• Given material:

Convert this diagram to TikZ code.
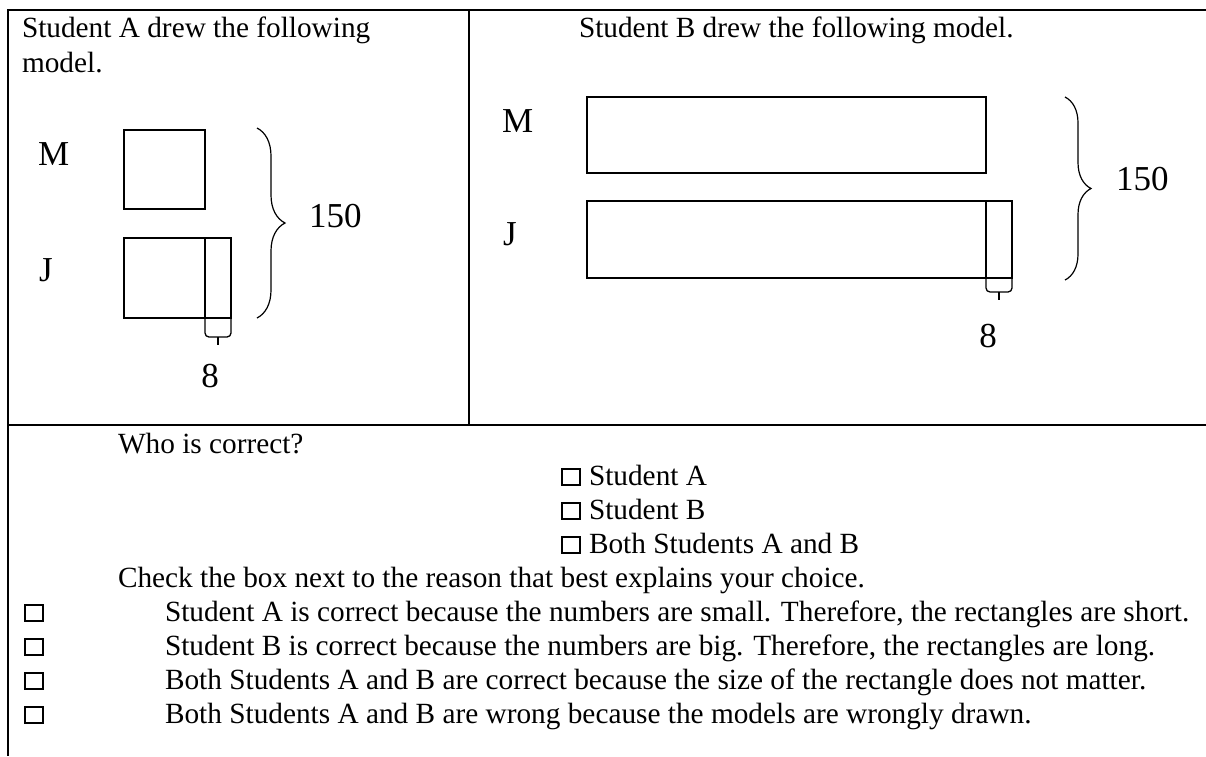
\documentclass[tikz,border=0pt]{standalone}
\usepackage{fontspec}
\setmainfont{Liberation Serif}
\usetikzlibrary{positioning,decorations.pathreplacing}

\begin{document}
\begin{tikzpicture}[x=1pt,y=-1pt,
  every node/.style={font=\fontsize{29.3}{34}\selectfont, inner sep=0pt, outer sep=0pt},
  txt/.style={anchor=base west},
  lbl/.style={font=\fontsize{35}{40}\selectfont},
  tbl/.style={line width=2pt},
  bar/.style={draw, line width=1.3pt, anchor=north west},
  brc/.style={line width=1.2pt, decorate, decoration={brace, amplitude=28pt}},
  smallbrc/.style={line width=1.3pt, rounded corners=4pt},
  chk/.style={draw, line width=2.3pt, minimum width=18pt, minimum height=16pt, anchor=south west}]
\useasboundingbox (0,0) rectangle (1206,756);

% table
\draw[tbl] (7,10) -- (1206,10);
\draw[tbl] (8,9) -- (8,756);
\draw[tbl] (469,10) -- (469,425);
\draw[tbl] (7,425) -- (1206,425);

% student A
\node[txt] (capA1) at (22,37) {Student A drew the following};
\node[txt] (capA2) at (22,72) {model.};
\node[txt, lbl] (lblMA) at (38,165) {M};
\node[txt, lbl] (lblJA) at (39,281) {J};
\node[bar, minimum width=81pt, minimum height=79pt] (mA) at (124,130) {};
\node[bar, minimum width=81pt, minimum height=80pt] (jA) at (124,238) {};
\node[bar, minimum width=26pt, minimum height=80pt] (jA8) at (jA.north east) {};
\coordinate (topA) at (257,128);
\coordinate (botA) at (257,318);
\draw[brc] (topA) -- (botA);
\node[txt, lbl] (sumA) at (309,227) {150};
\draw[smallbrc] (jA8.south west) -- ++(0,19) -- ++(26,0) -- (jA8.south east);
\draw[line width=2pt] ([yshift=-19pt]jA8.south) -- ++(0,8);
\node[lbl, anchor=base] (difA) at (210,387) {8};

% student B
\node[txt] (capB) at (579,37) {Student B drew the following model.};
\node[txt, lbl] (lblMB) at (502,132) {M};
\node[txt, lbl] (lblJB) at (503,245) {J};
\node[bar, minimum width=399pt, minimum height=76pt] (mB) at (587,97) {};
\node[bar, minimum width=399pt, minimum height=77pt] (jB) at (587,201) {};
\node[bar, minimum width=26pt, minimum height=77pt] (jB8) at (jB.north east) {};
\coordinate (topB) at (1065,97);
\coordinate (botB) at (1065,280);
\draw[brc, decoration={amplitude=26pt}] (topB) -- (botB);
\node[txt, lbl] (sumB) at (1116,190) {150};
\draw[smallbrc] (jB8.south west) -- ++(0,14) -- ++(26,0) -- (jB8.south east);
\draw[line width=2pt] ([yshift=-14pt]jB8.south) -- ++(0,8);
\node[lbl, anchor=base] (difB) at (988,347) {8};

% question
\node[txt] (who) at (118,453) {Who is correct?};
\foreach \t/\i in {{Student A}/0, {Student B}/1, {Both Students A and B}/2}{
  \pgfmathsetmacro\yy{485+34*\i}
  \node[chk] (opt\i) at (562,\yy) {};
  \node[txt] (optt\i) at (589,\yy) {\t};
}
\node[txt] (check) at (118,587) {Check the box next to the reason that best explains your choice.};
\foreach \t/\i in {
  {Student A is correct because the numbers are small. Therefore, the rectangles are short.}/0,
  {Student B is correct because the numbers are big. Therefore, the rectangles are long.}/1,
  {Both Students A and B are correct because the size of the rectangle does not matter.}/2,
  {Both Students A and B are wrong because the models are wrongly drawn.}/3%
  }{
  \pgfmathsetmacro\yy{621+34*\i}
  \node[chk] (rb\i) at (25,\yy) {};
  \node[txt] (rt\i) at (165,\yy) {\t};
}
\end{tikzpicture}
\end{document}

• Problem to work on: Each line of the material must be retyped exactly, except that images are omitted.

• Correct response:
Convert this diagram to TikZ code.
\documentclass[tikz,border=0pt]{standalone}
\usepackage{fontspec}
\setmainfont{Liberation Serif}
\usetikzlibrary{positioning,decorations.pathreplacing}

\begin{document}
\begin{tikzpicture}[x=1pt,y=-1pt,
  every node/.style={font=\fontsize{29.3}{34}\selectfont, inner sep=0pt, outer sep=0pt},
  txt/.style={anchor=base west},
  lbl/.style={font=\fontsize{35}{40}\selectfont},
  tbl/.style={line width=2pt},
  bar/.style={draw, line width=1.3pt, anchor=north west},
  brc/.style={line width=1.2pt, decorate, decoration={brace, amplitude=28pt}},
  smallbrc/.style={line width=1.3pt, rounded corners=4pt},
  chk/.style={draw, line width=2.3pt, minimum width=18pt, minimum height=16pt, anchor=south west}]
\useasboundingbox (0,0) rectangle (1206,756);

% table
\draw[tbl] (7,10) -- (1206,10);
\draw[tbl] (8,9) -- (8,756);
\draw[tbl] (469,10) -- (469,425);
\draw[tbl] (7,425) -- (1206,425);

% student A
\node[txt] (capA1) at (22,37) {Student A drew the following};
\node[txt] (capA2) at (22,72) {model.};
\node[txt, lbl] (lblMA) at (38,165) {M};
\node[txt, lbl] (lblJA) at (39,281) {J};
\node[bar, minimum width=81pt, minimum height=79pt] (mA) at (124,130) {};
\node[bar, minimum width=81pt, minimum height=80pt] (jA) at (124,238) {};
\node[bar, minimum width=26pt, minimum height=80pt] (jA8) at (jA.north east) {};
\coordinate (topA) at (257,128);
\coordinate (botA) at (257,318);
\draw[brc] (topA) -- (botA);
\node[txt, lbl] (sumA) at (309,227) {150};
\draw[smallbrc] (jA8.south west) -- ++(0,19) -- ++(26,0) -- (jA8.south east);
\draw[line width=2pt] ([yshift=-19pt]jA8.south) -- ++(0,8);
\node[lbl, anchor=base] (difA) at (210,387) {8};

% student B
\node[txt] (capB) at (579,37) {Student B drew the following model.};
\node[txt, lbl] (lblMB) at (502,132) {M};
\node[txt, lbl] (lblJB) at (503,245) {J};
\node[bar, minimum width=399pt, minimum height=76pt] (mB) at (587,97) {};
\node[bar, minimum width=399pt, minimum height=77pt] (jB) at (587,201) {};
\node[bar, minimum width=26pt, minimum height=77pt] (jB8) at (jB.north east) {};
\coordinate (topB) at (1065,97);
\coordinate (botB) at (1065,280);
\draw[brc, decoration={amplitude=26pt}] (topB) -- (botB);
\node[txt, lbl] (sumB) at (1116,190) {150};
\draw[smallbrc] (jB8.south west) -- ++(0,14) -- ++(26,0) -- (jB8.south east);
\draw[line width=2pt] ([yshift=-14pt]jB8.south) -- ++(0,8);
\node[lbl, anchor=base] (difB) at (988,347) {8};

% question
\node[txt] (who) at (118,453) {Who is correct?};
\foreach \t/\i in {{Student A}/0, {Student B}/1, {Both Students A and B}/2}{
  \pgfmathsetmacro\yy{485+34*\i}
  \node[chk] (opt\i) at (562,\yy) {};
  \node[txt] (optt\i) at (589,\yy) {\t};
}
\node[txt] (check) at (118,587) {Check the box next to the reason that best explains your choice.};
\foreach \t/\i in {
  {Student A is correct because the numbers are small. Therefore, the rectangles are short.}/0,
  {Student B is correct because the numbers are big. Therefore, the rectangles are long.}/1,
  {Both Students A and B are correct because the size of the rectangle does not matter.}/2,
  {Both Students A and B are wrong because the models are wrongly drawn.}/3%
  }{
  \pgfmathsetmacro\yy{621+34*\i}
  \node[chk] (rb\i) at (25,\yy) {};
  \node[txt] (rt\i) at (165,\yy) {\t};
}
\end{tikzpicture}
\end{document}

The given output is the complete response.